→ DATA PROVIDED

◇ ◇ ◇ ◇

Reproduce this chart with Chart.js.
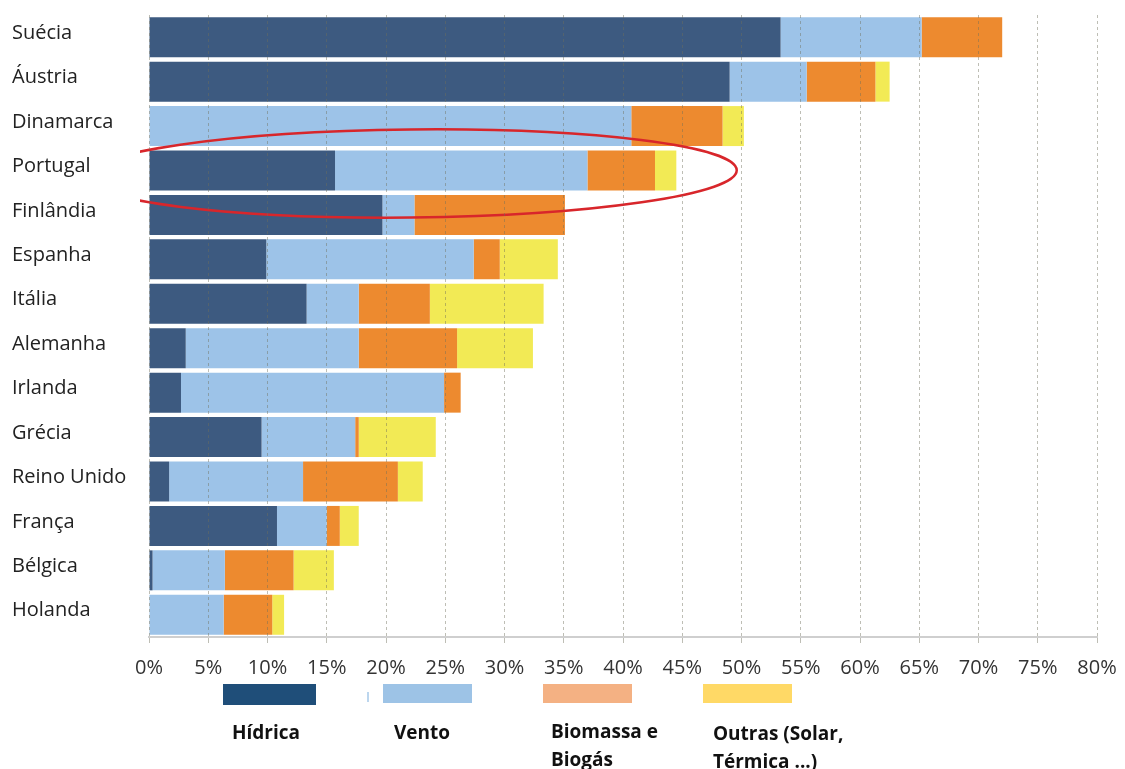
<!DOCTYPE html>
<html>
<head>
<meta charset="utf-8">
<script src="https://cdn.jsdelivr.net/npm/chart.js@4.4.1/dist/chart.umd.min.js"></script>
<style>
  body { margin: 0; background: #fff; }
  #wrap { position: relative; width: 1125px; height: 769px; }
  .box { position: absolute; height: 21px; }
  .lbl { position: absolute; font-family: "Open Sans", sans-serif; font-weight: bold; font-size: 19px; color: #111; line-height: 28px; }
</style>
</head>
<body>
<div id="wrap">
  <canvas id="myChart" width="1125" height="769"></canvas>
  <div class="box" style="left:223px;top:684px;width:93px;background:#1f4e79"></div>
  <div class="box" style="left:367px;top:692px;width:2px;height:10px;background:#bcd6ee"></div>
  <div class="box" style="left:383px;top:684px;width:89px;height:19px;background:#9dc3e6"></div>
  <div class="box" style="left:543px;top:684px;width:89px;height:19px;background:#f4b183"></div>
  <div class="box" style="left:703px;top:684px;width:89px;height:19px;background:#ffd966"></div>
  <div class="lbl" style="left:232px;top:718px">Hídrica</div>
  <div class="lbl" style="left:394px;top:718px">Vento</div>
  <div class="lbl" style="left:551px;top:717px">Biomassa e<br>Biogás</div>
  <div class="lbl" style="left:713px;top:719px">Outras (Solar,<br>Térmica ...)</div>
</div>
<script>
const paises = ["Suécia", "Áustria", "Dinamarca", "Portugal", "Finlândia", "Espanha", "Itália",
  "Alemanha", "Irlanda", "Grécia", "Reino Unido", "França", "Bélgica", "Holanda"];
const hidrica = [53.3, 49.0, 0, 15.7, 19.7, 9.9, 13.3, 3.1, 2.7, 9.5, 1.7, 10.8, 0.3, 0];
const vento = [11.9, 6.5, 40.7, 21.3, 2.7, 17.5, 4.4, 14.6, 22.2, 7.9, 11.3, 4.2, 6.1, 6.3];
const biomassa = [6.8, 5.8, 7.7, 5.7, 12.7, 2.2, 6.0, 8.3, 1.4, 0.3, 8.0, 1.1, 5.8, 4.1];
const outras = [0, 1.2, 1.8, 1.8, 0, 4.9, 9.6, 6.4, 0, 6.5, 2.1, 1.6, 3.4, 1.0];
const xTicks = [0, 5, 10, 15, 20, 25, 30, 35, 40, 45, 50, 55, 60, 65, 70, 75, 80];
const destaque = "Portugal";

// red hand-drawn ellipse around the highlighted country
const elipse = {
  id: "elipse",
  afterDatasetsDraw(chart) {
    const { ctx, chartArea, scales } = chart;
    const cx = scales.x.getPixelForValue(22.1);
    const cy = scales.y.getPixelForValue(paises.indexOf(destaque)) + 3;
    const rx = scales.x.getPixelForValue(49.6) - cx;
    ctx.save();
    ctx.beginPath();
    ctx.rect(chartArea.left - 9, 0, chart.width, chart.height);
    ctx.clip();
    ctx.beginPath();
    ctx.ellipse(cx, cy, rx, 44, -0.01, 0, Math.PI * 2);
    ctx.strokeStyle = "#d8262b";
    ctx.lineWidth = 2.5;
    ctx.stroke();
    ctx.restore();
  },
};

const ctx = document.getElementById("myChart");
new Chart(ctx, {
  type: "bar",
  data: {
    labels: paises,
    datasets: [
      { label: "Hídrica", data: hidrica, backgroundColor: "#3d5a80" },
      { label: "Vento", data: vento, backgroundColor: "#9dc3e8" },
      { label: "Biomassa e Biogás", data: biomassa, backgroundColor: "#ed8a2f" },
      { label: "Outras (Solar, Térmica ...)", data: outras, backgroundColor: "#f2ea55" },
    ],
  },
  options: {
    indexAxis: "y",
    responsive: false,
    animation: false,
    layout: { padding: { top: 14, left: 12, right: 28, bottom: 76 } },
    datasets: { bar: { barPercentage: 0.9, categoryPercentage: 1 } },
    plugins: {
      legend: { display: false },
      tooltip: { enabled: false },
    },
    scales: {
      x: {
        stacked: true,
        min: 0,
        max: 80,
        afterBuildTicks: (axis) => {
          axis.ticks = xTicks.map((v) => ({ value: v }));
        },
        afterFit: (axis) => {
          axis.paddingRight = 0;
        },
        ticks: {
          callback: (v) => v + "%",
          color: "#333",
          font: { family: "Open Sans", size: 20 },
          padding: 13,
          maxRotation: 0,
        },
        grid: {
          z: 1,
          color: "rgba(110,110,90,0.45)",
          tickLength: 6,
          tickColor: "rgba(110,110,90,0.45)",
        },
        // border drawn after the grid layer (z 2) so it sits on the axis
        border: { color: "#cfcfcf", width: 2, dash: [3, 3], z: 2 },
      },
      y: {
        stacked: true,
        afterFit: (axis) => {
          axis.width = 137;
        },
        ticks: {
          crossAlign: "far",
          color: "#222",
          labelOffset: -4,
          font: { family: "Open Sans", size: 20 },
        },
        grid: { display: false },
        border: { display: false },
      },
    },
  },
  plugins: [elipse],
});
</script>
</body>
</html>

◇ ◇ ◇ ◇

Extract all the data above exactly, excluding every picture.

→ RESPONSE BELOW
Reproduce this chart with Chart.js.
<!DOCTYPE html>
<html>
<head>
<meta charset="utf-8">
<script src="https://cdn.jsdelivr.net/npm/chart.js@4.4.1/dist/chart.umd.min.js"></script>
<style>
  body { margin: 0; background: #fff; }
  #wrap { position: relative; width: 1125px; height: 769px; }
  .box { position: absolute; height: 21px; }
  .lbl { position: absolute; font-family: "Open Sans", sans-serif; font-weight: bold; font-size: 19px; color: #111; line-height: 28px; }
</style>
</head>
<body>
<div id="wrap">
  <canvas id="myChart" width="1125" height="769"></canvas>
  <div class="box" style="left:223px;top:684px;width:93px;background:#1f4e79"></div>
  <div class="box" style="left:367px;top:692px;width:2px;height:10px;background:#bcd6ee"></div>
  <div class="box" style="left:383px;top:684px;width:89px;height:19px;background:#9dc3e6"></div>
  <div class="box" style="left:543px;top:684px;width:89px;height:19px;background:#f4b183"></div>
  <div class="box" style="left:703px;top:684px;width:89px;height:19px;background:#ffd966"></div>
  <div class="lbl" style="left:232px;top:718px">Hídrica</div>
  <div class="lbl" style="left:394px;top:718px">Vento</div>
  <div class="lbl" style="left:551px;top:717px">Biomassa e<br>Biogás</div>
  <div class="lbl" style="left:713px;top:719px">Outras (Solar,<br>Térmica ...)</div>
</div>
<script>
const paises = ["Suécia", "Áustria", "Dinamarca", "Portugal", "Finlândia", "Espanha", "Itália",
  "Alemanha", "Irlanda", "Grécia", "Reino Unido", "França", "Bélgica", "Holanda"];
const hidrica = [53.3, 49.0, 0, 15.7, 19.7, 9.9, 13.3, 3.1, 2.7, 9.5, 1.7, 10.8, 0.3, 0];
const vento = [11.9, 6.5, 40.7, 21.3, 2.7, 17.5, 4.4, 14.6, 22.2, 7.9, 11.3, 4.2, 6.1, 6.3];
const biomassa = [6.8, 5.8, 7.7, 5.7, 12.7, 2.2, 6.0, 8.3, 1.4, 0.3, 8.0, 1.1, 5.8, 4.1];
const outras = [0, 1.2, 1.8, 1.8, 0, 4.9, 9.6, 6.4, 0, 6.5, 2.1, 1.6, 3.4, 1.0];
const xTicks = [0, 5, 10, 15, 20, 25, 30, 35, 40, 45, 50, 55, 60, 65, 70, 75, 80];
const destaque = "Portugal";

// red hand-drawn ellipse around the highlighted country
const elipse = {
  id: "elipse",
  afterDatasetsDraw(chart) {
    const { ctx, chartArea, scales } = chart;
    const cx = scales.x.getPixelForValue(22.1);
    const cy = scales.y.getPixelForValue(paises.indexOf(destaque)) + 3;
    const rx = scales.x.getPixelForValue(49.6) - cx;
    ctx.save();
    ctx.beginPath();
    ctx.rect(chartArea.left - 9, 0, chart.width, chart.height);
    ctx.clip();
    ctx.beginPath();
    ctx.ellipse(cx, cy, rx, 44, -0.01, 0, Math.PI * 2);
    ctx.strokeStyle = "#d8262b";
    ctx.lineWidth = 2.5;
    ctx.stroke();
    ctx.restore();
  },
};

const ctx = document.getElementById("myChart");
new Chart(ctx, {
  type: "bar",
  data: {
    labels: paises,
    datasets: [
      { label: "Hídrica", data: hidrica, backgroundColor: "#3d5a80" },
      { label: "Vento", data: vento, backgroundColor: "#9dc3e8" },
      { label: "Biomassa e Biogás", data: biomassa, backgroundColor: "#ed8a2f" },
      { label: "Outras (Solar, Térmica ...)", data: outras, backgroundColor: "#f2ea55" },
    ],
  },
  options: {
    indexAxis: "y",
    responsive: false,
    animation: false,
    layout: { padding: { top: 14, left: 12, right: 28, bottom: 76 } },
    datasets: { bar: { barPercentage: 0.9, categoryPercentage: 1 } },
    plugins: {
      legend: { display: false },
      tooltip: { enabled: false },
    },
    scales: {
      x: {
        stacked: true,
        min: 0,
        max: 80,
        afterBuildTicks: (axis) => {
          axis.ticks = xTicks.map((v) => ({ value: v }));
        },
        afterFit: (axis) => {
          axis.paddingRight = 0;
        },
        ticks: {
          callback: (v) => v + "%",
          color: "#333",
          font: { family: "Open Sans", size: 20 },
          padding: 13,
          maxRotation: 0,
        },
        grid: {
          z: 1,
          color: "rgba(110,110,90,0.45)",
          tickLength: 6,
          tickColor: "rgba(110,110,90,0.45)",
        },
        // border drawn after the grid layer (z 2) so it sits on the axis
        border: { color: "#cfcfcf", width: 2, dash: [3, 3], z: 2 },
      },
      y: {
        stacked: true,
        afterFit: (axis) => {
          axis.width = 137;
        },
        ticks: {
          crossAlign: "far",
          color: "#222",
          labelOffset: -4,
          font: { family: "Open Sans", size: 20 },
        },
        grid: { display: false },
        border: { display: false },
      },
    },
  },
  plugins: [elipse],
});
</script>
</body>
</html>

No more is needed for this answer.